28 January 2006

Public or Private?

Do students who attend private schools fare better in math than those kids who sit in a public school classroom? According to a recent government study, public schools do a better job in promoting student achievement in math. (ID: registernow5; password: registernow)

"Though private school students have long scored higher on the [NAEP], the new study used advanced statistical techniques to adjust for the effects of income, school and home circumstances...The study found that while the raw scores of fourth graders in Roman Catholic schools, for example, were 14.3 points higher than those in public schools, when adjustments were made for student backgrounds, those in Catholic schools scored 3.4 points lower than those in public schools...The study also found that charter schools, privately operated and publicly financed, did significantly worse than public schools in the fourth grade, once student populations were taken into account...The current study found that self-described conservative Christian schools, the fastest-growing sector of private schools, fared poorest, with their students falling as much as one year behind their counterparts in public schools, once socioeconomic factors like income, ethnicity and access to books and computers at home were considered."

There is more to be found in the whole article, of course. Overall, students in private schools do appear to outperform their peers in the public arena. This study shows just how much of an impact the above factors (income, ethnicity, home access to books/computers) have on children. If you can afford to send your child to a private school, you are also likely to have the ability to send your child to school "ready to learn."

A public school district in this area consistently has test scores that are among the top few in the state. The group I worked with on Wednesday and Thursday were talking about this phenomenon---as the group leader was the wife of the superintendent for the high-achieving district and one of the teachers had worked there at one time. Everyone agreed that kids are kids. The difference is that the high-achieving district has enough affluent families who can afford to ensure that their kids come to school well-fed, in good physical condition, and with few wants. Kids there can concentrate on their education.

What will the results of the "private vs. public" study mean? It's hard to say yet. This is only the first. It only looks at math scores. With the increasing numbers of charter schools, it may take time before we can really get an idea of whether or not public schools are better for those students who are not white and/or from more humble backgrounds. Should be interesting to see what we learn.


Anonymous said...

Liz here from I Speak of Dreams. The whole "private vs. public" framing is a false dichotomy. The "private school" universe is not homogenous--there are religious schools tied to a particular church (the majority of the Catholic parochial schools); the conservative Christian schools; schools tied to a particular educational philosophy (examples: Waldorf, Montessori , and here in the West, Challenger); and then the truly independent schools. The universe of charter schools is equally heterogenous.

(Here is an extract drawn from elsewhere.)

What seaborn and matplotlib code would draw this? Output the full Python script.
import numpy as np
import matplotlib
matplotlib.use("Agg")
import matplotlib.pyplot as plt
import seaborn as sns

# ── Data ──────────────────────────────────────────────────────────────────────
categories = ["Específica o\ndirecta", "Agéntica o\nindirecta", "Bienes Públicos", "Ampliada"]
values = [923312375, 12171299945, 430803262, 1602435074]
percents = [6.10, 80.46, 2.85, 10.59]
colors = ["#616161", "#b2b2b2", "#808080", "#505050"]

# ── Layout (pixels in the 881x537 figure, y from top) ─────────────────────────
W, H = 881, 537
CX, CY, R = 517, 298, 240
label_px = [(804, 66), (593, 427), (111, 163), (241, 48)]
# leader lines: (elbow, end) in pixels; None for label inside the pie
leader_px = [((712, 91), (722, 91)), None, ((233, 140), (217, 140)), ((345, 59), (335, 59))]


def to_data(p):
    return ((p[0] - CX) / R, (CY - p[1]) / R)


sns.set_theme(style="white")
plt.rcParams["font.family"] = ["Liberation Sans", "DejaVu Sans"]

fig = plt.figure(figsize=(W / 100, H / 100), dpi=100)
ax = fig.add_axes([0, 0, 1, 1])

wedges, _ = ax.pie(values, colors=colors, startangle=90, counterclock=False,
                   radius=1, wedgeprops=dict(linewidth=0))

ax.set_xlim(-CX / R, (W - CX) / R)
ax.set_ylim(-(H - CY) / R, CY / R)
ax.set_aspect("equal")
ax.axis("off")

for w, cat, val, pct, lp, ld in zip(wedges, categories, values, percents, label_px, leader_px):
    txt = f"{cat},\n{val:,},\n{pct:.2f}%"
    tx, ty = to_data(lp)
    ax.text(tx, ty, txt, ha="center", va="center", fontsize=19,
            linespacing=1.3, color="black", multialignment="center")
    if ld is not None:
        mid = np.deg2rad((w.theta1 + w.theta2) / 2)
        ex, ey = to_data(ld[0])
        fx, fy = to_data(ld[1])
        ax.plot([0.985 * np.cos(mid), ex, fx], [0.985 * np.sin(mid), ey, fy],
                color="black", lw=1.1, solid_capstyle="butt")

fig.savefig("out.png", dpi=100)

What should be of particular interest are those schools that serve low-income kids and enable high achievement.

review of research on high poverty, high achievement schools.


There was also a report from California last fall, but I can't put my finger on it just now.

Anonymous said...

I don't think there was enough information in the article to really judge the study. When I googled the authors, I found that they have been beating this drum for a while:


This woman has been been pushing the idea that socioeconomic factors hinder education as far back as 2002:


I'm always suspicious when someone does a new "study" that just happens to confirm an opinion that they have held for many years. I'm also skeptical that they can "adjust for socioeconomic background" so perfectly. From the article:

At the eighth-grade level, a 21 point lead, roughly the equivalent of two grade levels, disappeared after adjusting for differences in student backgrounds.

So, 21 points, two grade levels, just happens to exactly dissapear after "adjusting".

I don't think anyone would argue that parental involvment means a heck of a lot when it comes to learning. But how much does the fact that your family is poor detract from your ability to do grade-school math? I doubt we can ever know, exactly.